* Begin Data excerpt *
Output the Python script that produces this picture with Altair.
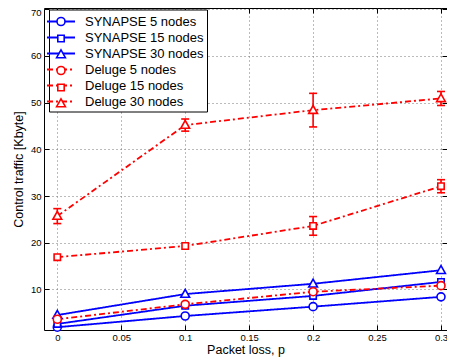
import altair as alt
import pandas as pd

# ---------------- data ----------------
p_values = [0, 0.1, 0.2, 0.3]
series_names = ["SYNAPSE 5 nodes", "SYNAPSE 15 nodes", "SYNAPSE 30 nodes",
                "Deluge 5 nodes", "Deluge 15 nodes", "Deluge 30 nodes"]
synapse_5 = [1.9, 4.3, 6.3, 8.4]
synapse_15 = [2.6, 6.5, 8.6, 11.6]
synapse_30 = [4.5, 9.0, 11.2, 14.1]
deluge_5 = [3.6, 6.8, 9.5, 10.8]
deluge_15 = [16.9, 19.3, 23.6, 32.1]
deluge_30 = [25.7, 45.2, 48.4, 50.9]
err_zero = [0, 0, 0, 0]
deluge_15_err = [0, 0, 2.0, 1.4]
deluge_30_err = [1.6, 1.3, 3.6, 1.5]
x_ticks = [0, 0.05, 0.1, 0.15, 0.2, 0.25, 0.3]
y_ticks = [10, 20, 30, 40, 50, 60, 70]

values = [synapse_5, synapse_15, synapse_30, deluge_5, deluge_15, deluge_30]
errors = [err_zero, err_zero, err_zero, err_zero, deluge_15_err, deluge_30_err]
marker_names = [n + " " for n in series_names]  # separate key for the marker legend

rows = []
for name, mname, vals, errs in zip(series_names, marker_names, values, errors):
    for p, v, e in zip(p_values, vals, errs):
        rows.append({"series": name, "series_p": mname, "p": p, "y": v,
                     "lo": v - e, "hi": v + e, "err": e})
df = pd.DataFrame(rows)
err_df = df[df["err"] > 0]

# ---------------- styles ----------------
BLUE, RED = "#0000ff", "#ff0000"
colors = [BLUE] * 3 + [RED] * 3
dashes = [[1, 0]] * 3 + [[6, 3, 2, 3]] * 3
circle_p = "M0.5,0A0.5,0.5 0 1,1 -0.5,0A0.5,0.5 0 1,1 0.5,0Z"
square_p = "M-0.4,-0.4H0.4V0.4H-0.4Z"
tri_p = "M0,-0.58L0.55,0.4H-0.55Z"
shapes = [circle_p, square_p, tri_p] * 2

W, H = 403, 322
FONT = "Liberation Sans"
xscale = alt.Scale(domain=[-0.0104, 0.3047], nice=False, zero=False)
yscale = alt.Scale(domain=[1.3, 70.28], nice=False, zero=False)

LX, LY = 5, 1.5
common_leg = dict(title=None, orient="none", legendX=LX, legendY=LY,
                  symbolSize=256, labelFont=FONT, labelFontSize=13,
                  labelOffset=15, padding=3, rowPadding=0, labelLimit=0)
legA = alt.Legend(symbolType="M-1.75,0H1.75", symbolStrokeWidth=1.8,
                  fillColor="white", strokeColor="black", **common_leg)
legB = alt.Legend(symbolStrokeWidth=1.6, symbolFillColor="white",
                  labelExpr="''", **common_leg)

main_x_axis = alt.Axis(values=x_ticks, format="~g", title="Packet loss, p",
                       grid=True, ticks=False, domain=False, labelPadding=2,
                       titlePadding=2)
main_y_axis = alt.Axis(values=y_ticks, format="d", title="Control traffic [Kbyte]",
                       grid=True, ticks=False, domain=False, labelPadding=3,
                       titlePadding=5,
                       labelOffset={"condition": {"test": "datum.value == 70", "value": 3.5},
                                    "value": 0})

lines = alt.Chart(df).mark_line(strokeWidth=1.8).encode(
    x=alt.X("p:Q", scale=xscale, axis=main_x_axis),
    y=alt.Y("y:Q", scale=yscale, axis=main_y_axis),
    color=alt.Color("series:N", scale=alt.Scale(domain=series_names, range=colors),
                    legend=legA),
    strokeDash=alt.StrokeDash("series:N", scale=alt.Scale(domain=series_names, range=dashes),
                              legend=legA),
    order="p:Q",
)

rules = alt.Chart(err_df).mark_rule(strokeWidth=1.6, color=RED).encode(
    x=alt.X("p:Q", scale=xscale,
            axis=alt.Axis(orient="top", offset=-H, labels=False, domain=False, grid=False,
                          tickSize=5, tickColor="black", values=x_ticks, title=None)),
    y=alt.Y("lo:Q", scale=yscale,
            axis=alt.Axis(orient="right", offset=-W, labels=False, domain=False, grid=False,
                          tickSize=5, tickColor="black", values=y_ticks, title=None)),
    y2="hi:Q",
)

caps = alt.Chart(err_df).transform_fold(["lo", "hi"], as_=["k", "v"]).mark_tick(
    orient="horizontal", size=8, thickness=1.6, color=RED, opacity=1).encode(
    x=alt.X("p:Q", scale=xscale,
            axis=alt.Axis(orient="bottom", offset=-H, labels=False, domain=False, grid=False,
                          tickSize=5, tickColor="black", values=x_ticks, title=None)),
    y=alt.Y("v:Q", scale=yscale,
            axis=alt.Axis(orient="left", offset=-W, labels=False, domain=False, grid=False,
                          tickSize=5, tickColor="black", values=y_ticks, title=None)),
)

points = alt.Chart(df).mark_point(size=256, filled=False, fill="white", fillOpacity=1,
                                  opacity=1, strokeWidth=1.6).encode(
    x=alt.X("p:Q", scale=xscale, axis=None),
    y=alt.Y("y:Q", scale=yscale, axis=None),
    stroke=alt.Stroke("series_p:N", scale=alt.Scale(domain=marker_names, range=colors),
                      legend=legB),
    shape=alt.Shape("series_p:N", scale=alt.Scale(domain=marker_names, range=shapes),
                    legend=legB),
)

chart = alt.layer(lines, rules, caps, points).resolve_axis(
    x="independent", y="independent"
).properties(
    width=W, height=H,
    autosize=alt.AutoSizeParams(type="none"),
    padding={"left": 36, "top": 0, "right": 0, "bottom": 30},
).configure_view(
    stroke="black", strokeWidth=1
).configure_axis(
    labelFont=FONT, titleFont=FONT, labelFontSize=9.5, titleFontSize=12.5,
    titleFontWeight="normal", labelColor="black", titleColor="black",
    gridColor="#777777", gridDash=[1, 3], gridWidth=1, gridOpacity=1,
)

chart.save("out.html", embed_options={"renderer": "svg", "actions": False})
* End Data excerpt *
Pictures are to be left out; repeat all the remaining data exactly.

Reply to the task:
Output the Python script that produces this picture with Altair.
import altair as alt
import pandas as pd

# ---------------- data ----------------
p_values = [0, 0.1, 0.2, 0.3]
series_names = ["SYNAPSE 5 nodes", "SYNAPSE 15 nodes", "SYNAPSE 30 nodes",
                "Deluge 5 nodes", "Deluge 15 nodes", "Deluge 30 nodes"]
synapse_5 = [1.9, 4.3, 6.3, 8.4]
synapse_15 = [2.6, 6.5, 8.6, 11.6]
synapse_30 = [4.5, 9.0, 11.2, 14.1]
deluge_5 = [3.6, 6.8, 9.5, 10.8]
deluge_15 = [16.9, 19.3, 23.6, 32.1]
deluge_30 = [25.7, 45.2, 48.4, 50.9]
err_zero = [0, 0, 0, 0]
deluge_15_err = [0, 0, 2.0, 1.4]
deluge_30_err = [1.6, 1.3, 3.6, 1.5]
x_ticks = [0, 0.05, 0.1, 0.15, 0.2, 0.25, 0.3]
y_ticks = [10, 20, 30, 40, 50, 60, 70]

values = [synapse_5, synapse_15, synapse_30, deluge_5, deluge_15, deluge_30]
errors = [err_zero, err_zero, err_zero, err_zero, deluge_15_err, deluge_30_err]
marker_names = [n + " " for n in series_names]  # separate key for the marker legend

rows = []
for name, mname, vals, errs in zip(series_names, marker_names, values, errors):
    for p, v, e in zip(p_values, vals, errs):
        rows.append({"series": name, "series_p": mname, "p": p, "y": v,
                     "lo": v - e, "hi": v + e, "err": e})
df = pd.DataFrame(rows)
err_df = df[df["err"] > 0]

# ---------------- styles ----------------
BLUE, RED = "#0000ff", "#ff0000"
colors = [BLUE] * 3 + [RED] * 3
dashes = [[1, 0]] * 3 + [[6, 3, 2, 3]] * 3
circle_p = "M0.5,0A0.5,0.5 0 1,1 -0.5,0A0.5,0.5 0 1,1 0.5,0Z"
square_p = "M-0.4,-0.4H0.4V0.4H-0.4Z"
tri_p = "M0,-0.58L0.55,0.4H-0.55Z"
shapes = [circle_p, square_p, tri_p] * 2

W, H = 403, 322
FONT = "Liberation Sans"
xscale = alt.Scale(domain=[-0.0104, 0.3047], nice=False, zero=False)
yscale = alt.Scale(domain=[1.3, 70.28], nice=False, zero=False)

LX, LY = 5, 1.5
common_leg = dict(title=None, orient="none", legendX=LX, legendY=LY,
                  symbolSize=256, labelFont=FONT, labelFontSize=13,
                  labelOffset=15, padding=3, rowPadding=0, labelLimit=0)
legA = alt.Legend(symbolType="M-1.75,0H1.75", symbolStrokeWidth=1.8,
                  fillColor="white", strokeColor="black", **common_leg)
legB = alt.Legend(symbolStrokeWidth=1.6, symbolFillColor="white",
                  labelExpr="''", **common_leg)

main_x_axis = alt.Axis(values=x_ticks, format="~g", title="Packet loss, p",
                       grid=True, ticks=False, domain=False, labelPadding=2,
                       titlePadding=2)
main_y_axis = alt.Axis(values=y_ticks, format="d", title="Control traffic [Kbyte]",
                       grid=True, ticks=False, domain=False, labelPadding=3,
                       titlePadding=5,
                       labelOffset={"condition": {"test": "datum.value == 70", "value": 3.5},
                                    "value": 0})

lines = alt.Chart(df).mark_line(strokeWidth=1.8).encode(
    x=alt.X("p:Q", scale=xscale, axis=main_x_axis),
    y=alt.Y("y:Q", scale=yscale, axis=main_y_axis),
    color=alt.Color("series:N", scale=alt.Scale(domain=series_names, range=colors),
                    legend=legA),
    strokeDash=alt.StrokeDash("series:N", scale=alt.Scale(domain=series_names, range=dashes),
                              legend=legA),
    order="p:Q",
)

rules = alt.Chart(err_df).mark_rule(strokeWidth=1.6, color=RED).encode(
    x=alt.X("p:Q", scale=xscale,
            axis=alt.Axis(orient="top", offset=-H, labels=False, domain=False, grid=False,
                          tickSize=5, tickColor="black", values=x_ticks, title=None)),
    y=alt.Y("lo:Q", scale=yscale,
            axis=alt.Axis(orient="right", offset=-W, labels=False, domain=False, grid=False,
                          tickSize=5, tickColor="black", values=y_ticks, title=None)),
    y2="hi:Q",
)

caps = alt.Chart(err_df).transform_fold(["lo", "hi"], as_=["k", "v"]).mark_tick(
    orient="horizontal", size=8, thickness=1.6, color=RED, opacity=1).encode(
    x=alt.X("p:Q", scale=xscale,
            axis=alt.Axis(orient="bottom", offset=-H, labels=False, domain=False, grid=False,
                          tickSize=5, tickColor="black", values=x_ticks, title=None)),
    y=alt.Y("v:Q", scale=yscale,
            axis=alt.Axis(orient="left", offset=-W, labels=False, domain=False, grid=False,
                          tickSize=5, tickColor="black", values=y_ticks, title=None)),
)

points = alt.Chart(df).mark_point(size=256, filled=False, fill="white", fillOpacity=1,
                                  opacity=1, strokeWidth=1.6).encode(
    x=alt.X("p:Q", scale=xscale, axis=None),
    y=alt.Y("y:Q", scale=yscale, axis=None),
    stroke=alt.Stroke("series_p:N", scale=alt.Scale(domain=marker_names, range=colors),
                      legend=legB),
    shape=alt.Shape("series_p:N", scale=alt.Scale(domain=marker_names, range=shapes),
                    legend=legB),
)

chart = alt.layer(lines, rules, caps, points).resolve_axis(
    x="independent", y="independent"
).properties(
    width=W, height=H,
    autosize=alt.AutoSizeParams(type="none"),
    padding={"left": 36, "top": 0, "right": 0, "bottom": 30},
).configure_view(
    stroke="black", strokeWidth=1
).configure_axis(
    labelFont=FONT, titleFont=FONT, labelFontSize=9.5, titleFontSize=12.5,
    titleFontWeight="normal", labelColor="black", titleColor="black",
    gridColor="#777777", gridDash=[1, 3], gridWidth=1, gridOpacity=1,
)

chart.save("out.html", embed_options={"renderer": "svg", "actions": False})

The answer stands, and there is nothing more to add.